Your task is to gather the lines below that hold the string "with".

Source code of charts
※

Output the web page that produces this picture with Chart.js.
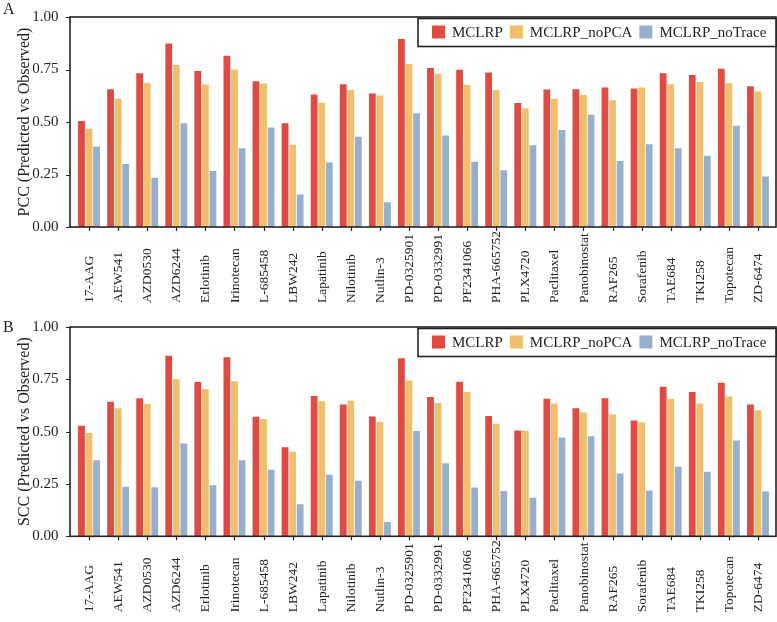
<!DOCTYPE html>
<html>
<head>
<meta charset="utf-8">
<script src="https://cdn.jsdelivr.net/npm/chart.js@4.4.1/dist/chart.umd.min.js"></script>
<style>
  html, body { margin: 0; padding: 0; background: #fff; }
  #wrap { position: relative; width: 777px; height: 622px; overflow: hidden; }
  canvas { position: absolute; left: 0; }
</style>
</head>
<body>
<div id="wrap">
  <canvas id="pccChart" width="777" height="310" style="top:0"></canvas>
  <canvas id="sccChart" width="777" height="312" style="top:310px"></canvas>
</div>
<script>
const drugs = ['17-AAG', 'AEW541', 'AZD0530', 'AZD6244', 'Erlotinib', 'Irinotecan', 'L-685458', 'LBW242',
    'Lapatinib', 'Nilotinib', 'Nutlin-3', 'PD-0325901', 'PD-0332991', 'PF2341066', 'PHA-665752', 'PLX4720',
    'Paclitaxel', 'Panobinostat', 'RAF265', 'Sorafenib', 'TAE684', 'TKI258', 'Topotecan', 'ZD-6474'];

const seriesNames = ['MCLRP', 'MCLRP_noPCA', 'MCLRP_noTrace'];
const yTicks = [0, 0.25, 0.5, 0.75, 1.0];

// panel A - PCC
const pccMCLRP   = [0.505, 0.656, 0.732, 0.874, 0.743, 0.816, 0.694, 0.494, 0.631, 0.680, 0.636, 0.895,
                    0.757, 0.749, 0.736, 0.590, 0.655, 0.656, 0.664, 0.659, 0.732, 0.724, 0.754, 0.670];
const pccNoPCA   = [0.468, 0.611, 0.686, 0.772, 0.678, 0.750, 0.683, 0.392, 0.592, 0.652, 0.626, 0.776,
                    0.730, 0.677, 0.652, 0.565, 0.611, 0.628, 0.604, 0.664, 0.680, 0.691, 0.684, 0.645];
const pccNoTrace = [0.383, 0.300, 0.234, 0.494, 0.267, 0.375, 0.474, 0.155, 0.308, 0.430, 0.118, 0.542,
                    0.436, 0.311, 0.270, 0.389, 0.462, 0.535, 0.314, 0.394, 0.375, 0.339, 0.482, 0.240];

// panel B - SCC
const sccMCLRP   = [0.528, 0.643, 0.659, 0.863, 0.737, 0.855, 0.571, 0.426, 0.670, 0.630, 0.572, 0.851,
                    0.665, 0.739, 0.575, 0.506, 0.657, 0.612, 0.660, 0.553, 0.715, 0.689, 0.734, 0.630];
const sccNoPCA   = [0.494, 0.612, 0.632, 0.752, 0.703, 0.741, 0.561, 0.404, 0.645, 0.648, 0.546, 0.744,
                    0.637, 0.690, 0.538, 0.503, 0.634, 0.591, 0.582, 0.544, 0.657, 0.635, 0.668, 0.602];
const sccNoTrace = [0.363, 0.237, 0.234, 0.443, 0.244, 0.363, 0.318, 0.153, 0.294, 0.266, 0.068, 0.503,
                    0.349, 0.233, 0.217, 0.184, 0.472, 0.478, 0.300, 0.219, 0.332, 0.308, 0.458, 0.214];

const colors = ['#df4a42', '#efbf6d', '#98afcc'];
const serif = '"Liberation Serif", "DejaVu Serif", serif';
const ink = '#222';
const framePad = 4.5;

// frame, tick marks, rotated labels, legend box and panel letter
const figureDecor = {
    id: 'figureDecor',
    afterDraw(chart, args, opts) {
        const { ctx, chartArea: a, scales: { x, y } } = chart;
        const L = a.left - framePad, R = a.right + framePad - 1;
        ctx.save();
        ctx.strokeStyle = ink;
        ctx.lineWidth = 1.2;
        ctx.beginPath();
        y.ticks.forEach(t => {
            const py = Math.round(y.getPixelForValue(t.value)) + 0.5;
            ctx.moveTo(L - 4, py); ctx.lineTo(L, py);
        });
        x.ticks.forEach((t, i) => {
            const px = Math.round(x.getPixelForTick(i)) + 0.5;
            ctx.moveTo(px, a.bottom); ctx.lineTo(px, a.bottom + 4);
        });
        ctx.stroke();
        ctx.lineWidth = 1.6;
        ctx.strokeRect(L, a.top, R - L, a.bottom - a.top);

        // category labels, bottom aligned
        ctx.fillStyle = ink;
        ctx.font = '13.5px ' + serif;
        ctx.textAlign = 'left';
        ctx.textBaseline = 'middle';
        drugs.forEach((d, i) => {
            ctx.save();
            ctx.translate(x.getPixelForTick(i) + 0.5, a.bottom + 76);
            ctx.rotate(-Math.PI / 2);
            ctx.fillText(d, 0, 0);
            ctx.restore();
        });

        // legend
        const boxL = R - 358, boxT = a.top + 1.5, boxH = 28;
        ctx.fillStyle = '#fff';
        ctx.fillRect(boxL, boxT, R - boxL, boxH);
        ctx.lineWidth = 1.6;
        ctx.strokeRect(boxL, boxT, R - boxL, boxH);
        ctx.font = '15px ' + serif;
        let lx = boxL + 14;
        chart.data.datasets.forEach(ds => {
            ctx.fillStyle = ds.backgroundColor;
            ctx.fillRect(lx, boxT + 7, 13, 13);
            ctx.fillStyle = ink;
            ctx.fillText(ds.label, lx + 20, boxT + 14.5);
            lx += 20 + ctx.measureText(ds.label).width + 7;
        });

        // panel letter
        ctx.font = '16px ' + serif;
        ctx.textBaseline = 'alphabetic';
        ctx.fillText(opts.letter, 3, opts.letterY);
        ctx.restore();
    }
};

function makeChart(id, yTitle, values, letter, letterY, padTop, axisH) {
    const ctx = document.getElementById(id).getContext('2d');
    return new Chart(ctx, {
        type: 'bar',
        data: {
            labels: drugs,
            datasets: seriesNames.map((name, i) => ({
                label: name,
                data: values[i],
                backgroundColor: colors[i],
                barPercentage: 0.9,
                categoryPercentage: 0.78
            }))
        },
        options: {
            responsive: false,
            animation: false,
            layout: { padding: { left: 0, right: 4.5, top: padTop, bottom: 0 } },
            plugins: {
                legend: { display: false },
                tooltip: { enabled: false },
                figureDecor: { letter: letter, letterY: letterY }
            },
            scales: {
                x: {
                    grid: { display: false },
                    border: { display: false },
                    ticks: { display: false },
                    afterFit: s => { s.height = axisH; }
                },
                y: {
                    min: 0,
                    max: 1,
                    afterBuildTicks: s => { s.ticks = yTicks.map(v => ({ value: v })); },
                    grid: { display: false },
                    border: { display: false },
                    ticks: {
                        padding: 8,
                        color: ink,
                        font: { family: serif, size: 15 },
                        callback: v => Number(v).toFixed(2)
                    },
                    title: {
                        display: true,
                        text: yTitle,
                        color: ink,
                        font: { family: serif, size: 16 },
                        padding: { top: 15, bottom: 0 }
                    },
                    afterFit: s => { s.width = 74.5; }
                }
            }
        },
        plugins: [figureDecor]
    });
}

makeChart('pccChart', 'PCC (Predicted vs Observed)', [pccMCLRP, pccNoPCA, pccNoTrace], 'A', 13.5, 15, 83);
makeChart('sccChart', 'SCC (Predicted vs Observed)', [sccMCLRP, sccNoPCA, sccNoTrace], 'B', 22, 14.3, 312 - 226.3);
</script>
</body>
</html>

※

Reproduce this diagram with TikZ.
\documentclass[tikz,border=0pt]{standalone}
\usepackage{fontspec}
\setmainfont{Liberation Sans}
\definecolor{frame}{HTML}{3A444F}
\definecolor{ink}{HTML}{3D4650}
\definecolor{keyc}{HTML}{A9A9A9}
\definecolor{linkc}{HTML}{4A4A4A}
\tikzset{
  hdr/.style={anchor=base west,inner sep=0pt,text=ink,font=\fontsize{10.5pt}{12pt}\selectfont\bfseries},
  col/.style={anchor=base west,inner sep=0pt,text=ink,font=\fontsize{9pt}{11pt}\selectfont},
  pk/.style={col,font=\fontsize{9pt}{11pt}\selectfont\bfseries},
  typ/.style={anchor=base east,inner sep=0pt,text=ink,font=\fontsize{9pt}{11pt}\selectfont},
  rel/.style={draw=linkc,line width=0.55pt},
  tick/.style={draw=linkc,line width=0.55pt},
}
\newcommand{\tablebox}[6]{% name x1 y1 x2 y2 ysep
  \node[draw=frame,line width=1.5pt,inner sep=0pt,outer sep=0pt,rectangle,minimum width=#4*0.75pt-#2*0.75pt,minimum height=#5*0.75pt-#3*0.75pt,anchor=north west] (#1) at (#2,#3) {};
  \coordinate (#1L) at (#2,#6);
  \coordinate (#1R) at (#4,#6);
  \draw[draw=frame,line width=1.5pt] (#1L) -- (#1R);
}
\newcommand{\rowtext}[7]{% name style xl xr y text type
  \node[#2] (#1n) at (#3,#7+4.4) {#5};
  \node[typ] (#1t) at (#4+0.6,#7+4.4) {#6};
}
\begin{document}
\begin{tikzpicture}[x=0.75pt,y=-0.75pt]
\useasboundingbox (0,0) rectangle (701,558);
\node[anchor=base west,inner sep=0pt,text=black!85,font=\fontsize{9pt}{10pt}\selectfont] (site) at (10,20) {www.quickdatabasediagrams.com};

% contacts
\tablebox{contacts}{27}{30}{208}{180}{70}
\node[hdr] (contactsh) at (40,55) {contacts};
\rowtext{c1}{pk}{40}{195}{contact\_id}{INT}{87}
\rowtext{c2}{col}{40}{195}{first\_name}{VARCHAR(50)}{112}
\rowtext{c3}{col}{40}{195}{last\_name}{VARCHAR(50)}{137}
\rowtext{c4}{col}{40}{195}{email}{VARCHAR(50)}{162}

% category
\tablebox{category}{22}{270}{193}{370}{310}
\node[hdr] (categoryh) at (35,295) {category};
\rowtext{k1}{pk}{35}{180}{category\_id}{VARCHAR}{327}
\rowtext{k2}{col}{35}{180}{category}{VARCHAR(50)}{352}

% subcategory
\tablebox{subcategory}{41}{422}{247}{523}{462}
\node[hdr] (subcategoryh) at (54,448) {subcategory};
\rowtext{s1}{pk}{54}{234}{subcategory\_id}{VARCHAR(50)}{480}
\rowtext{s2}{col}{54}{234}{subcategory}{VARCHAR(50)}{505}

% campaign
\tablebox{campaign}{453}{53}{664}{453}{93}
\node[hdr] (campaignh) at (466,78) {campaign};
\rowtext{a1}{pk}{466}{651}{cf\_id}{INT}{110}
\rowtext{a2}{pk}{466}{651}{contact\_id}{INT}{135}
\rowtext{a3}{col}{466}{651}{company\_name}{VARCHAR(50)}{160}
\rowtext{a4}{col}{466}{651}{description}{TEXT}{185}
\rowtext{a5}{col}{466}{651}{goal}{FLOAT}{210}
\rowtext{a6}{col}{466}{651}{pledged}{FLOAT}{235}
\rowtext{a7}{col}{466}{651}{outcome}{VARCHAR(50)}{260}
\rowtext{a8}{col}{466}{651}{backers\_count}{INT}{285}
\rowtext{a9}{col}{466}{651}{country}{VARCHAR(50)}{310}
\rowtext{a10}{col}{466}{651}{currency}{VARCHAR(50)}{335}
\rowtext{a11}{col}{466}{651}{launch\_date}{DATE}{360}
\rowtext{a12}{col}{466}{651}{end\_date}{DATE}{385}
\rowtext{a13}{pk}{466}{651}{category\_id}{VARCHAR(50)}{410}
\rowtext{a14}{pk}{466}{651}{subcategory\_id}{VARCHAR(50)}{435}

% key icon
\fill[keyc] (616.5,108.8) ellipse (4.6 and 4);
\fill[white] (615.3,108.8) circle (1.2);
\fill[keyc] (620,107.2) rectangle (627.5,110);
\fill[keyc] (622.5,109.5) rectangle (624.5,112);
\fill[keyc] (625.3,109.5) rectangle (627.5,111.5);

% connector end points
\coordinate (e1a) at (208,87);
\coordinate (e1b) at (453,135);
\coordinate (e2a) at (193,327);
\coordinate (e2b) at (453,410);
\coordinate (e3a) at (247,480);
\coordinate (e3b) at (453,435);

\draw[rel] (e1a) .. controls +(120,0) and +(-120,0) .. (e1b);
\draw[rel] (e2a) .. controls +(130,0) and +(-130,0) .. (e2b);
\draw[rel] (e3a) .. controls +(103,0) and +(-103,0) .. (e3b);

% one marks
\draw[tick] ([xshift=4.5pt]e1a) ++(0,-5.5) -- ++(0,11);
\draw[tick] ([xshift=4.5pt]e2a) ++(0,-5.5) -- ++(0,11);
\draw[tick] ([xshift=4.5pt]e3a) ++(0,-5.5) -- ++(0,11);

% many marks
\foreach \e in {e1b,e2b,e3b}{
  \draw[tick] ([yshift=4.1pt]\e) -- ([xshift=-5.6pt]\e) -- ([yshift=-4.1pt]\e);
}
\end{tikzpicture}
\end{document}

※

**THE REPLY**
Output the web page that produces this picture with Chart.js.
Reproduce this diagram with TikZ.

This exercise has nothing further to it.